There are very few components you can buy that are superior to Campy in just about any catagory.
05-02-06, 04:46 AM
You might want to check R and E cycles at: http://www.rodcycle.com/. They are about the only shop I know of that specs Campy for their touring bike.
Wow! What a very interesting site. These people look like they know how to spec a bike for real people!
05-02-06, 04:53 AM
What other hubs should I look at?
Phil Wood. You can ride on them for decades and bequeath them to your grandchildren. Plus they are works of art.
05-02-06, 07:47 AM
They aren't generally used for touring because they aren't designed for it. Here's what Campy says:
"INTENDED USE - This Campagnolo® product is designed and manufactured
for use only on road racing style bicycles that are ridden only on smooth
road or track surfaces. Any other use of this product, such as off-road or on
trails is forbidden."
Don't get me wrong, I love my Campy equipped bike, but I wouldn't spec that stuff for loaded touring.
05-02-06, 08:47 AM
From my limited experience, the biggest problem with Campy for touring is that they don't make drive train parts that are designed to handle the low gearing that most tourers want, which is why most people end up largely using Shimano "mountain" components at least in the rear. I dealt with this on one Campy bike by replacing the "road" triple crankset with a Shimano XT.
05-02-06, 09:04 AM
I have Campy Mirage (95/8spd) on my tourer. I'm not sure I would make that choice again but it is a reliable and durable group.
Campy have the drive-side bearings on the rear hub placed between the hub shell and the freehub, leaving a couple of inches on unsuported axle. Shimano bearings are much better places to eliminate the risk of axle breakage. I queried the Campy technical dept about this and they were confident that their hubs were strong enough for touring.
The best hub for touring is probably Shimano XT. Phil Woods is excellent if you can afford them. Personally I think if you have the money you should prioritise a PH bottom bracket over their hub.
The Campy road triple crank has too large a BCD to fit small rings. I switched mine for a Shimano LX.
Shimano have gone all propietory on their BB/cranks and change the design every year. Specialities-TA cranks are a good match to the PH bottom bracket.
05-02-06, 09:17 AM
Is there any reason not to get the nicest Campy hubset I can afford (in the current hierarchy of Xenon, Mirage, Veloce, Centaur, Chorus, Record) or do their hubs become less durable as they become lighter and smoother?

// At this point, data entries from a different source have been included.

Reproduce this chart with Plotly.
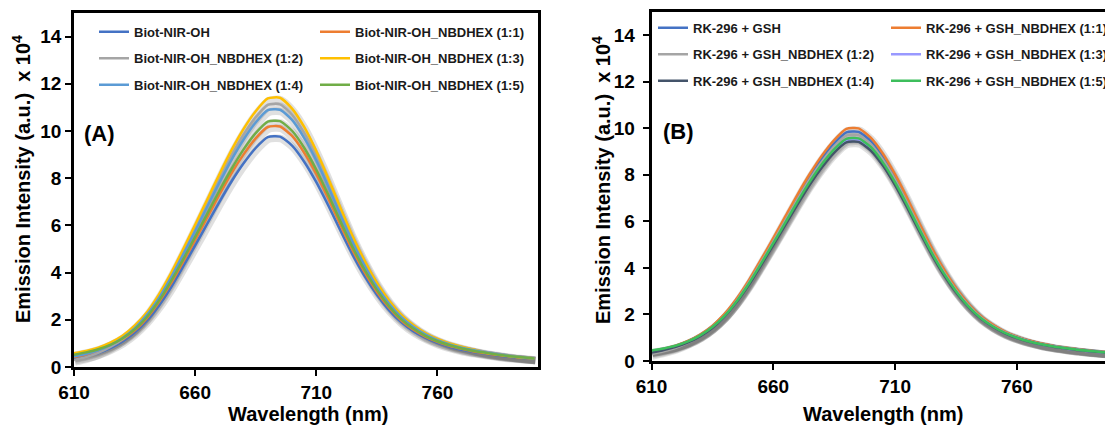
import plotly.graph_objects as go

W, H = 1105, 425
FONT = "Liberation Sans, Arial, sans-serif"

wavelength = list(range(610, 801, 5))

# ---- Panel A data (intensity x 10^4) ----
a_names = ["Biot-NIR-OH", "Biot-NIR-OH_NBDHEX (1:1)", "Biot-NIR-OH_NBDHEX (1:2)",
           "Biot-NIR-OH_NBDHEX (1:3)", "Biot-NIR-OH_NBDHEX (1:4)", "Biot-NIR-OH_NBDHEX (1:5)"]
a_colors = ["#4472C4", "#ED7D31", "#A5A5A5", "#FFC000", "#5B9BD5", "#70AD47"]
a_legend = ["legend", "legend2", "legend", "legend2", "legend", "legend2"]

a_biot = [0.35, 0.45, 0.59, 0.80, 1.08, 1.46, 1.96, 2.60, 3.37, 4.25, 5.15, 6.07, 6.99, 7.86, 8.63, 9.28, 9.74, 9.76, 9.38, 8.70,
          7.83, 6.83, 5.77, 4.75, 3.84, 3.06, 2.41, 1.90, 1.52, 1.24, 1.02, 0.86, 0.73, 0.64, 0.56, 0.49, 0.43, 0.39, 0.35]
a_11 = [0.42, 0.53, 0.67, 0.88, 1.16, 1.54, 2.06, 2.74, 3.54, 4.45, 5.39, 6.34, 7.30, 8.21, 9.01, 9.69, 10.17, 10.19, 9.79, 9.08,
        8.18, 7.13, 6.02, 4.95, 4.01, 3.19, 2.52, 1.98, 1.59, 1.29, 1.07, 0.90, 0.77, 0.66, 0.58, 0.51, 0.45, 0.40, 0.36]
a_12 = [0.30, 0.42, 0.60, 0.85, 1.18, 1.62, 2.20, 2.95, 3.85, 4.85, 5.88, 6.93, 7.98, 8.97, 9.85, 10.58, 11.11, 11.13, 10.69, 9.92,
        8.93, 7.79, 6.58, 5.41, 4.38, 3.49, 2.75, 2.17, 1.74, 1.41, 1.17, 0.98, 0.84, 0.73, 0.64, 0.56, 0.49, 0.43, 0.38]
a_13 = [0.58, 0.68, 0.82, 1.03, 1.32, 1.75, 2.31, 3.07, 3.97, 4.98, 6.03, 7.10, 8.17, 9.19, 10.09, 10.84, 11.38, 11.41, 10.95, 10.17,
        9.15, 7.98, 6.74, 5.54, 4.49, 3.57, 2.82, 2.22, 1.78, 1.44, 1.19, 1.00, 0.86, 0.74, 0.60, 0.53, 0.46, 0.40, 0.36]
a_14 = [0.45, 0.56, 0.71, 0.93, 1.23, 1.64, 2.20, 2.92, 3.79, 4.76, 5.76, 6.79, 7.81, 8.78, 9.64, 10.36, 10.88, 10.90, 10.47, 9.71,
        8.75, 7.63, 6.44, 5.30, 4.29, 3.41, 2.69, 2.12, 1.70, 1.38, 1.14, 0.96, 0.82, 0.71, 0.62, 0.54, 0.47, 0.41, 0.36]
a_15 = [0.52, 0.62, 0.75, 0.94, 1.21, 1.59, 2.11, 2.80, 3.63, 4.55, 5.51, 6.49, 7.47, 8.39, 9.22, 9.91, 10.40, 10.42, 10.01, 9.29,
        8.36, 7.29, 6.16, 5.07, 4.10, 3.27, 2.58, 2.03, 1.63, 1.32, 1.09, 0.92, 0.78, 0.68, 0.60, 0.52, 0.46, 0.41, 0.36]
a_series = [a_biot, a_11, a_12, a_13, a_14, a_15]

# ---- Panel B data (intensity x 10^4) ----
b_names = ["RK-296 + GSH", "RK-296 + GSH_NBDHEX (1:1)", "RK-296 + GSH_NBDHEX (1:2)",
           "RK-296 + GSH_NBDHEX (1:3)", "RK-296 + GSH_NBDHEX (1:4)", "RK-296 + GSH_NBDHEX (1:5)"]
b_colors = ["#4472C4", "#ED7D31", "#A5A5A5", "#9999FF", "#44546A", "#3DBE5C"]
b_legend = ["legend3", "legend4", "legend3", "legend4", "legend3", "legend4"]

b_gsh = [0.41, 0.52, 0.65, 0.85, 1.12, 1.49, 1.99, 2.64, 3.42, 4.30, 5.20, 6.12, 7.05, 7.92, 8.70, 9.35, 9.82, 9.84, 9.45, 8.77,
         7.89, 6.88, 5.81, 4.78, 3.87, 3.08, 2.43, 1.91, 1.54, 1.24, 1.03, 0.87, 0.74, 0.64, 0.56, 0.50, 0.44, 0.39, 0.35]
b_11 = [0.42, 0.52, 0.66, 0.86, 1.14, 1.51, 2.02, 2.68, 3.47, 4.36, 5.28, 6.22, 7.16, 8.04, 8.83, 9.49, 9.97, 9.99, 9.59, 8.90,
        8.01, 6.99, 5.90, 4.86, 3.93, 3.13, 2.47, 1.94, 1.56, 1.26, 1.05, 0.88, 0.75, 0.65, 0.57, 0.50, 0.44, 0.39, 0.36]
b_12 = [0.30, 0.42, 0.57, 0.79, 1.06, 1.44, 1.94, 2.59, 3.37, 4.23, 5.13, 6.04, 6.95, 7.81, 8.57, 9.22, 9.68, 9.70, 9.31, 8.64,
        7.78, 6.78, 5.73, 4.71, 3.81, 3.04, 2.40, 1.89, 1.51, 1.23, 1.02, 0.85, 0.73, 0.63, 0.56, 0.49, 0.43, 0.38, 0.34]
b_13 = [0.42, 0.50, 0.63, 0.82, 1.08, 1.44, 1.92, 2.55, 3.31, 4.15, 5.02, 5.92, 6.81, 7.65, 8.40, 9.03, 9.48, 9.50, 9.13, 8.47,
        7.62, 6.65, 5.62, 4.62, 3.74, 2.98, 2.35, 1.85, 1.48, 1.20, 1.00, 0.84, 0.71, 0.62, 0.54, 0.48, 0.42, 0.38, 0.34]
b_14 = [0.36, 0.47, 0.61, 0.80, 1.06, 1.42, 1.91, 2.53, 3.27, 4.11, 4.98, 5.86, 6.74, 7.58, 8.32, 8.95, 9.39, 9.41, 9.04, 8.39,
        7.55, 6.58, 5.56, 4.58, 3.70, 2.95, 2.33, 1.83, 1.47, 1.19, 0.99, 0.83, 0.71, 0.61, 0.54, 0.47, 0.42, 0.37, 0.33]
b_15 = [0.45, 0.54, 0.66, 0.84, 1.10, 1.46, 1.94, 2.57, 3.33, 4.18, 5.06, 5.95, 6.85, 7.70, 8.46, 9.09, 9.54, 9.56, 9.19, 8.52,
        7.67, 6.69, 5.65, 4.65, 3.76, 3.00, 2.36, 1.86, 1.49, 1.21, 1.00, 0.84, 0.72, 0.62, 0.55, 0.48, 0.43, 0.38, 0.34]
b_series = [b_gsh, b_11, b_12, b_13, b_14, b_15]

x_ticks = [610, 660, 710, 760]
y_ticks = [0, 2, 4, 6, 8, 10, 12, 14]

# ---- geometry (pixels) ----
A_L, A_R, A_T, A_B = 74, 538, 13, 367
B_L, B_T, B_B = 651.5, 11.7, 361
A_XR = [610, 801.5]
B_XR = [610, 610 + (W - B_L) / 2.436]
YR = [0, 15]

fig = go.Figure()

SHADOW = "rgba(60,60,60,0.16)"
# shadows on base axes (drawn underneath)
for ys in a_series:
    fig.add_trace(go.Scatter(x=wavelength, y=ys, mode="lines", xaxis="x", yaxis="y",
                             line=dict(color=SHADOW, width=7.5, shape="spline", smoothing=0.6),
                             showlegend=False, hoverinfo="skip"))
for ys in b_series:
    fig.add_trace(go.Scatter(x=wavelength, y=ys, mode="lines", xaxis="x2", yaxis="y2",
                             line=dict(color=SHADOW, width=7.5, shape="spline", smoothing=0.6),
                             showlegend=False, hoverinfo="skip"))
# main lines on overlay axes
for name, col, lg, ys in zip(a_names, a_colors, a_legend, a_series):
    fig.add_trace(go.Scatter(x=wavelength, y=ys, mode="lines", name=name, xaxis="x3", yaxis="y3",
                             line=dict(color=col, width=2.5, shape="spline", smoothing=0.6),
                             legend=lg, legendgroup=name))
for name, col, lg, ys in zip(b_names, b_colors, b_legend, b_series):
    fig.add_trace(go.Scatter(x=wavelength, y=ys, mode="lines", name=name, xaxis="x4", yaxis="y4",
                             line=dict(color=col, width=2.5, shape="spline", smoothing=0.6),
                             legend=lg, legendgroup=name))

axfont = dict(family=FONT, size=19, color="black", weight="bold")
dxA = (A_XR[1] - A_XR[0]) / (A_R - A_L)
dyA = (YR[1] - YR[0]) / (A_B - A_T)
dxB = (B_XR[1] - B_XR[0]) / (W - B_L)
dyB = (YR[1] - YR[0]) / (B_B - B_T)

xa = [A_L / W, A_R / W]
ya = [(H - A_B) / H, (H - A_T) / H]
xb = [B_L / W, 1.0]
yb = [(H - B_B) / H, (H - B_T) / H]

def frame_x(domain, rng, mirror):
    return dict(domain=domain, range=rng, showline=True, linewidth=2.5, linecolor="black", mirror=mirror,
                ticks="outside", ticklen=6, tickwidth=2, tickcolor="black", tickvals=x_ticks,
                tickfont=axfont, showgrid=False, zeroline=False, fixedrange=True)

def frame_y(domain, mirror):
    return dict(domain=domain, range=YR, showline=True, linewidth=2.5, linecolor="black", mirror=mirror,
                ticks="outside", ticklen=6, tickwidth=2, tickcolor="black", tickvals=y_ticks,
                tickfont=axfont, showgrid=False, zeroline=False, fixedrange=True)

sx, sy = 1.0, 2.0  # shadow pixel offset (right, down)
fig.update_layout(
    width=W, height=H,
    margin=dict(l=0, r=0, t=0, b=0, autoexpand=False),
    paper_bgcolor="white", plot_bgcolor="rgba(0,0,0,0)",
    xaxis=dict(domain=xa, range=[A_XR[0] - sx * dxA, A_XR[1] - sx * dxA], visible=False, anchor="y"),
    yaxis=dict(domain=ya, range=[YR[0] + sy * dyA, YR[1] + sy * dyA], visible=False, anchor="x"),
    xaxis2=dict(domain=xb, range=[B_XR[0] - sx * dxB, B_XR[1] - sx * dxB], visible=False, anchor="y2"),
    yaxis2=dict(domain=yb, range=[YR[0] + sy * dyB, YR[1] + sy * dyB], visible=False, anchor="x2"),
    xaxis3=dict(frame_x(xa, A_XR, True), overlaying="x", anchor="y3"),
    yaxis3=dict(frame_y(ya, True), overlaying="y", anchor="x3"),
    xaxis4=dict(frame_x(xb, B_XR, True), overlaying="x2", anchor="y4"),
    yaxis4=dict(frame_y(yb, False), overlaying="y2", anchor="x4", ticklabelstandoff=4),
    showlegend=True,
)

legfont = dict(family=FONT, size=13, color="#1a1a1a", weight="bold")
def leg(xpx, ypx):
    return dict(x=xpx / W, y=1 - ypx / H, xanchor="left", yanchor="top", orientation="v",
                bgcolor="rgba(0,0,0,0)", borderwidth=0, font=legfont, tracegroupgap=6.6,
                traceorder="grouped")

fig.update_layout(legend=leg(94, 16.7), legend2=leg(315, 16.7),
                  legend3=leg(653, 12.7), legend4=leg(886, 12.7))

ytitle = "Emission Intensity (a.u.)\u00a0\u00a0x 10<sup>4</sup>"
titlefont = dict(family=FONT, size=20, color="black", weight="bold")
annots = [
    dict(text="(A)", x=82 / W, y=1 - 133 / H, xanchor="left", yanchor="middle",
         font=dict(family=FONT, size=22, color="black", weight="bold")),
    dict(text="(B)", x=661 / W, y=1 - 132 / H, xanchor="left", yanchor="middle",
         font=dict(family=FONT, size=22, color="black", weight="bold")),
    dict(text=ytitle, textangle=-90, x=21 / W, y=1 - 179 / H, xanchor="center", yanchor="middle", font=titlefont),
    dict(text=ytitle, textangle=-90, x=601 / W, y=1 - 180 / H, xanchor="center", yanchor="middle", font=titlefont),
    dict(text="Wavelength (nm)", x=308 / W, y=1 - 414 / H, xanchor="center", yanchor="middle", font=titlefont),
    dict(text="Wavelength (nm)", x=883 / W, y=1 - 414 / H, xanchor="center", yanchor="middle", font=titlefont),
]
for a in annots:
    a.update(xref="paper", yref="paper", showarrow=False)
fig.update_layout(annotations=annots)

fig.write_html("out.html")
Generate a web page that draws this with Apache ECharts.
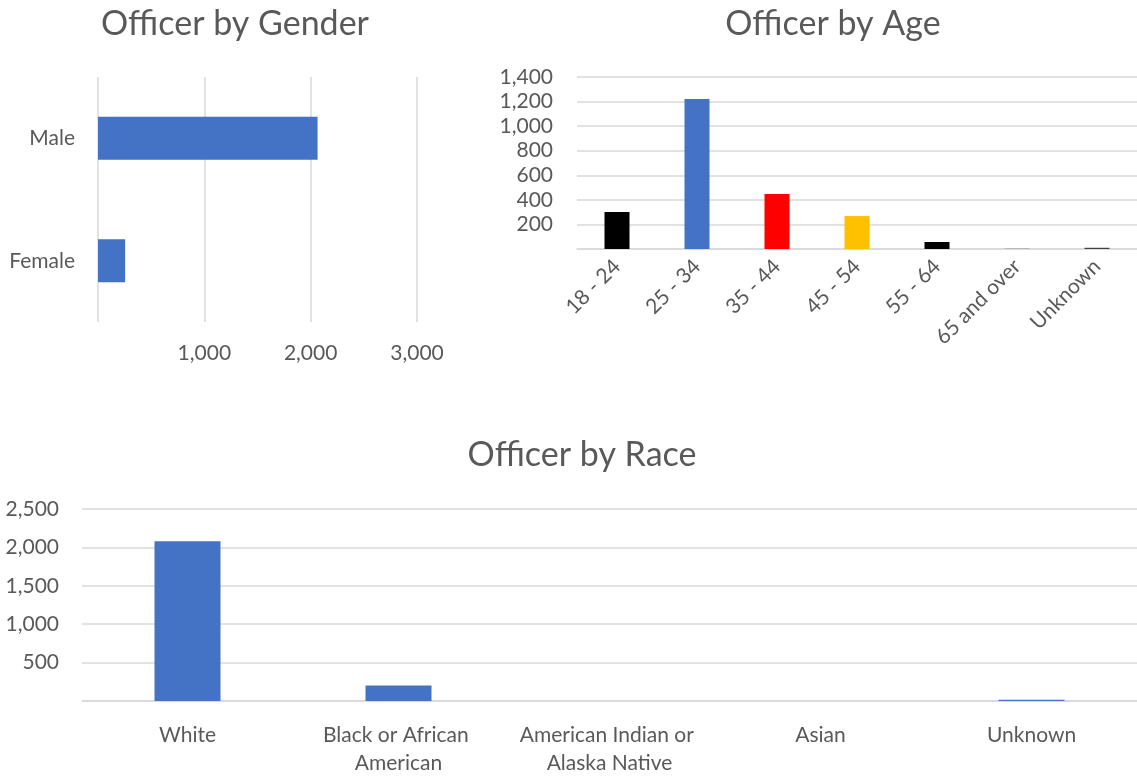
<!DOCTYPE html>
<html>
<head>
<meta charset="utf-8">
<script src="https://cdn.jsdelivr.net/npm/echarts@6/dist/echarts.min.js"></script>
<style>
  html, body { margin: 0; padding: 0; background: #fff; }
  #chart { width: 1137px; height: 777px; }
</style>
</head>
<body>
<div id="chart"></div>
<script>
// gender
const genderCats = ['Male', 'Female'];
const genderVals = [2065, 255];

// age groups
const ageCats = ['18 - 24', '25 - 34', '35 - 44', '45 - 54', '55 - 64', '65 and over', 'Unknown'];
const ageVals = [301, 1220, 447, 268, 57, 3, 10];
const ageColors = ['#000000', '#4472C4', '#FF0000', '#FFC000', '#000000', '#7F7F7F', '#404040'];

// race
const raceCats = ['White', 'Black or African American', 'American Indian or Alaska Native', 'Asian', 'Unknown'];
const raceVals = [2081, 203, 0, 0, 15];

const FONT = 'Lato';
const labelColor = '#595959';
const gridColor = '#D9D9D9';
const blue = '#4472C4';

// excel hides the 0 label on these axes
const fmt = v => v === 0 ? '' : v.toLocaleString('en-US');

const chart = echarts.init(document.getElementById('chart'));

const titleStyle = { fontFamily: FONT, fontSize: 34, fontWeight: 'normal', color: labelColor };

chart.setOption({
  animation: false,
  textStyle: { fontFamily: FONT },
  title: [
    { text: 'Officer by Gender', left: 230, top: 2, textAlign: 'center', textStyle: titleStyle },
    { text: 'Officer by Age', left: 828, top: 2, textAlign: 'center', textStyle: titleStyle },
    { text: 'Officer by Race', left: 577, top: 433, textAlign: 'center', textStyle: titleStyle }
  ],
  grid: [
    { left: 98, top: 77, width: 319, height: 245 },
    { left: 577, top: 77, width: 560, height: 172 },
    { left: 82, top: 509, width: 1056, height: 197 }
  ],
  xAxis: [
    {
      gridIndex: 0, type: 'value', min: 0, max: 3000, interval: 1000,
      axisLine: { show: false }, axisTick: { show: false },
      splitLine: { lineStyle: { color: gridColor, width: 1.5 } },
      axisLabel: { formatter: fmt, color: labelColor, fontSize: 21, margin: 21, fontFamily: FONT }
    },
    {
      gridIndex: 1, type: 'category', data: ageCats,
      axisLine: { lineStyle: { color: gridColor, width: 1.5 } }, axisTick: { show: false },
      axisLabel: { rotate: 45, color: labelColor, fontSize: 21, margin: 14, interval: 0, fontFamily: FONT }
    },
    {
      gridIndex: 2, type: 'category', data: raceCats,
      axisLine: { lineStyle: { color: gridColor, width: 1.5 } }, axisTick: { show: false },
      axisLabel: {
        color: labelColor, fontSize: 21, margin: 20, interval: 0, lineHeight: 28,
        width: 200, overflow: 'break', fontFamily: FONT
      }
    }
  ],
  yAxis: [
    {
      gridIndex: 0, type: 'category', data: genderCats, inverse: true,
      axisLine: { show: false }, axisTick: { show: false },
      axisLabel: { color: labelColor, fontSize: 21, margin: 23, fontFamily: FONT }
    },
    {
      gridIndex: 1, type: 'value', min: 0, max: 1400, interval: 200,
      axisLine: { show: false }, axisTick: { show: false },
      splitLine: { lineStyle: { color: gridColor, width: 1.5 } },
      axisLabel: { formatter: fmt, color: labelColor, fontSize: 21, margin: 24, fontFamily: FONT }
    },
    {
      gridIndex: 2, type: 'value', min: 0, max: 2500, interval: 500,
      axisLine: { show: false }, axisTick: { show: false },
      splitLine: { lineStyle: { color: gridColor, width: 1.5 } },
      axisLabel: { formatter: fmt, color: labelColor, fontSize: 21, margin: 23, fontFamily: FONT }
    }
  ],
  series: [
    {
      type: 'bar', xAxisIndex: 0, yAxisIndex: 0, data: genderVals,
      barWidth: 43, itemStyle: { color: blue }
    },
    {
      type: 'bar', xAxisIndex: 1, yAxisIndex: 1,
      data: ageVals.map((v, i) => ({ value: v, itemStyle: { color: ageColors[i] } })),
      barWidth: 25
    },
    {
      type: 'bar', xAxisIndex: 2, yAxisIndex: 2, data: raceVals,
      barWidth: 66, itemStyle: { color: blue }
    }
  ]
});
</script>
</body>
</html>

I'm thinking Centaur or Chorus.
05-02-06, 10:33 PM
Another thing to bear in mind when considering road hubs, regardless of manufacturer, is that the narrower spacing will make for wheels with more dish and slightly less strength.
05-02-06, 11:30 PM
Campy is also going to limit your shifting options to either downtube shifters or ergo levers. I know the campy levers are repairable but how much of a benefit is that really since most shops are not going to stock the parts or have the expertise unless you are in a major metropolitan area. Even then, you would have to be lucky. (Correct me if I am wrong since I have never worked on an ergo lever and hopging I never do). If you really love Campy, like I do, I would save it for your road bike.
If you are a Campy fan you can make it work - usually people just use the Campgo Ergo shifts and xt or xtr der - then use a jtek device so they can use a shimano cassette in a 32 or 34. Lots of options available -a racing triple can be switched out with TA rings to something more touring like 48-34-24. Some of us campy fans stashed Campy OR rings and use these as. A nicer solution, but hard to come by is a 32 8 speed cassette made in the early 90's along with a long cage campy der that also works. Campy also made touring hubs 36 and 40 hole - Large flange in 130 and 135 spacing - never seen them in 9 speed always 8 speed. All of this depends on how much of a campy fan you are!!!!!!!!!!!